Week 2 lab notebook


In the notebook, it defined the function compute_gradient() first, and then in the later gradient_descent() function it used gradient_function. Shouldn’t this gradient_function function actually be called compute_gradient() function since we are using a function defined earlier?

HI @flyunicorn,

Here, compute_gradient is passed as an argument, and inside gradient_descent() , it is called as gradient_function(X, y, w, b). This design allows flexibility because you could swap in a different gradient computation function if needed. This makes the function more general-purpose, but technically it is possible to use the same name for both functions. Does it make sense?

To add to @conscell (nice name!)’ answer:

The idea is to be able to swap out the gradient function.

Suppose you have code to compute the gradient one way:

def compute_gradient_one_way(Y, y, w, b):
   ...text...
   ...text...
   ...text...
   return dj_db, dj_dw

and code to compute the gradient another way:

def compute_gradient_another_way(Y, y, w, b):
   ...text...
   ...text...
   ...text...
   return dj_db, dj_dw

Now take the function gradient_descent, which I here rename from gradient _descent to something more telling (finding good names is hard because a name may not help in looking at the thing the right way):

def do_gradient_descent_based_on_some_gradient_descent_function(
   x, y, w_in, b_in, some_cost_function, some_gradient_function, alpha, num_iters):
   ...text...
   ...text...
   ...text...
   # here we use whatever is meant by "some_gradient_function"
   # in this function to compute gradient:
   gradient = some_gradient_function(current_Y, current_y, current_w, current_b)
   ...text...
   ...text...

Then you can do gradient descent by passing the different gradient-computing-functions to the do_gradient_descent_based_on_some_gradient_descent_function() function.

Like this:

do_gradient_descent_based_on_some_gradient_descent_function(
   x, y, w_in, b_in, 
   some_cost_function, 
   compute_gradient_one_way, 
   alpha, num_iters)

and later maybe

do_gradient_descent_based_on_some_gradient_descent_function(
   x, y, w_in, b_in, 
   some_cost_function, 
   compute_gradient_another_way, 
   alpha, num_iters)
1 Like

Ah I see.

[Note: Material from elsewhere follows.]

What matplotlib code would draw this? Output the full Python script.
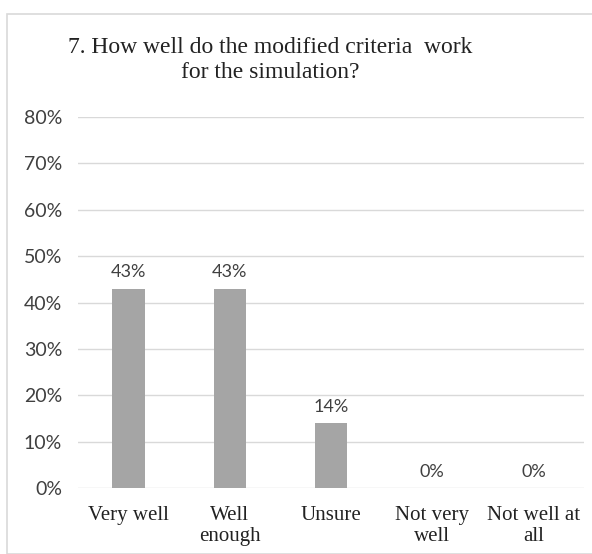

We don’t see how gradient_function() is defined anywhere in the notebook as it is used directly like this: dj_db,dj_dw = gradient_function(X, y, w, b)

So it means it can be the same as compute_gradient() but under a different name. Or it can be a different way of computing gradient. Correct?

Yes.

In this case, as the function has been programmed-out and been named compute_gradient:

def compute_gradient(X ,y, w, b):
   instruction...
   instruction...
   instruction...
   return dj_db, dj_dw

One would just “pass the function” to gradient_descent by giving the name, and gradient_descent will call it using its local name as defined in the header, which is gradient_function.

We code this:

instruction...
# ~ ~ ~  ~ ~ ~ ~ ~ ~ ~ ~ ~ ~ ~ ~ ~ ~ ~ ~ ~ ~ ~ ~ ~ ~ ~ ~ ~ ~ ~ ~ passing the name
# ~ ~ ~  ~ ~ ~ ~ ~ ~ ~ ~ ~ ~ ~ ~ ~ ~ ~ ~ ~ ~ ~ ~ ~ ~ ~ ~ ~ ~ ~ ~ vvvvvvvv
gradient_descent(my_X, my_y, my_w_in, my_b_in, my_cost_function, compute_gradient, my_alpha, my_num_iters)
instruction...

P.S.

In programming languages that are not as happy-go-lucky as Python, what all of that means would be made explicit through appropriate type annotations and I think it is a great mistake to not teach Python type annotations to neophytes immediately, because, as the last 70 years have shown, typing is the basis of coding, but so it goes.

from typing import Callable, List

def map(f: Callable[[int], int], arr: List[int]) -> List[int]:
    return [f(x) for x in arr]

# Example usage:
def square(x: int) -> int:
    return x * x

numbers = [1, 2, 3, 4]
result = map(square, numbers)  # [1, 4, 9, 16]
print(result)
1 Like

Hi @flyunicorn ,

I just like to remove my last comment as I have misinterpreted it.